Officers intercepted the million-dollar vessel, said to be capable of transporting at least five tonnes of drugs, in the Pacific Ocean around 70 miles from the Nariño port city of Tumaco on Sunday.
Footage of the huge bust – the navy’s biggest in two years – shows one of the officers pointing a gun into the submarine after pulling open the hatch.
They arrested four men, including an Ecuadoran wanted in the United States on drug trafficking charges.
The man, identified only as Jorge PB, is subject to an extradition request from an unnamed US district court.
He and three Colombian nationals were turned over to the Attorney General’s Office.
They are charged with the trafficking, manufacture or carrying of narcotics, as well as the use, construction, commercialisation and possession of semi-submersibles or submersibles.
The shipment, with an estimated street value of $145,000,000, was split into 4,000 plastic bundles that were wrapped and placed in 200 large bags.
According to the military, the drugs belonged to a dissident group of the Revolutionary Armed Forces of Colombia (FARC) known as the Alfonso Cano Western Bloc.
Colombia launched a new strategy to fight drug trafficking earlier this month.
It is aimed at controlling cyberspace to tackle criminal groups involved in the cocaine trade, as well as block their financial transactions, Defence Minister Diego Molano said.
The ‘Esmeralda’ initiative, unveiled in the city of Cartagena, will see support from 36 countries including the United States, Colombia’s main ally in the war on drugs.
Mr Molano said: ‘We hope to develop new and innovative tactics in the coming years in the fight against the global scourge of drugs.’
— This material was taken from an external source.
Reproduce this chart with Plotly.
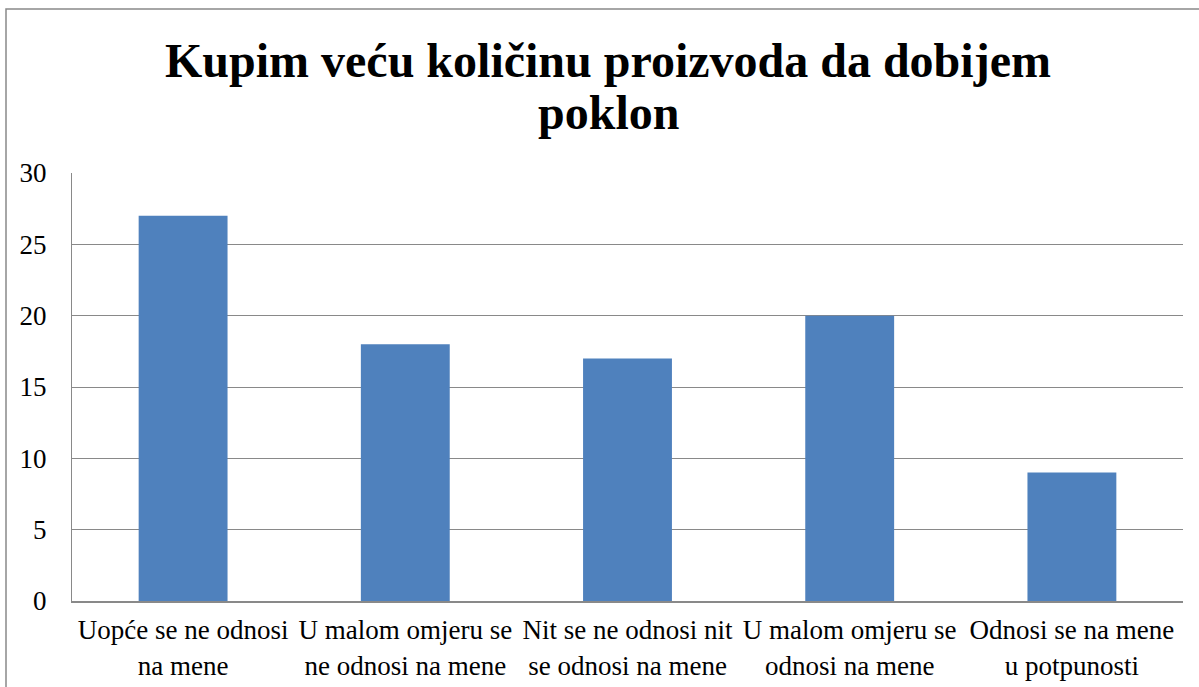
import plotly.graph_objects as go

categories = [
    "Uopće se ne odnosi<br>na mene",
    "U malom omjeru se<br>ne odnosi na mene",
    "Nit se ne odnosi nit<br>se odnosi na mene",
    "U malom omjeru se<br>odnosi na mene",
    "Odnosi se na mene<br>u potpunosti",
]
values = [27, 18, 17, 20, 9]
y_ticks = [0, 5, 10, 15, 20, 25, 30]
title_lines = ["Kupim veću količinu proizvoda da dobijem", "poklon"]

FONT = "Liberation Serif, Times New Roman, serif"
GRAY = "#898989"

fig = go.Figure()
fig.add_trace(go.Bar(x=categories, y=values, marker=dict(color="#4F81BD", line=dict(width=0)), width=0.4))

L, R, T, B = 72, 16, 173, 86
W, H = 1199, 687
pw = W - L - R
ph = H - T - B

def px_x(x):
    return (x - L) / pw

def px_y(y):
    return (H - B - y) / ph

fig.update_layout(
    width=W, height=H,
    margin=dict(l=L, r=R, t=T, b=B, pad=0),
    paper_bgcolor="white", plot_bgcolor="white",
    font=dict(family=FONT, color="black", size=27),
    showlegend=False,
    xaxis=dict(showgrid=False, showline=True, linecolor=GRAY, linewidth=2,
               ticks="", tickfont=dict(size=27, family=FONT), ticklabelstandoff=4,
               automargin=False),
    yaxis=dict(range=[0, 30], tickvals=y_ticks, showgrid=True, gridcolor=GRAY, gridwidth=1,
               showline=True, linecolor=GRAY, linewidth=1, ticks="", zeroline=False,
               tickfont=dict(size=27, family=FONT), ticklabelstandoff=19, automargin=False),
    shapes=[dict(type="rect", xref="paper", yref="paper",
                 x0=px_x(6), x1=px_x(W + 20),
                 y0=px_y(H + 20), y1=px_y(9),
                 line=dict(color=GRAY, width=1.5), layer="below")],
    annotations=[
        dict(text=title_lines[0], xref="paper", yref="paper", x=px_x(608), y=px_y(89),
             xanchor="center", yanchor="bottom", showarrow=False,
             font=dict(family=FONT, size=48, color="black", weight="bold")),
        dict(text=title_lines[1], xref="paper", yref="paper", x=px_x(608), y=px_y(141),
             xanchor="center", yanchor="bottom", showarrow=False,
             font=dict(family=FONT, size=48, color="black", weight="bold")),
    ],
)

fig.write_html("out.html", config={"displayModeBar": False},
               post_script="document.body.style.margin='0';")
Crime-fighting agencies around the world will increase their cyber presence, including with undercover agents, to tackle the growing distribution of drugs online, he added.
Artificial intelligence will also be used to monitor the selling and trafficking of chemical ingredients used in drug making, to protect legal sales but prevent use in narcotics.
Colombia is considered the world’s top cocaine producer.
Illegal armed groups including leftist guerrillas and criminal gangs descended from right-wing paramilitaries are deeply involved in production and trafficking.
The South American country cut the size of coca crops, cocaine’s chief ingredient, by 7% in 2020, but potential production rose 8% to 1,228 tonnes a year, according to the United Nations.
Colombian authorities seized a record 672 tonnes of cocaine last year.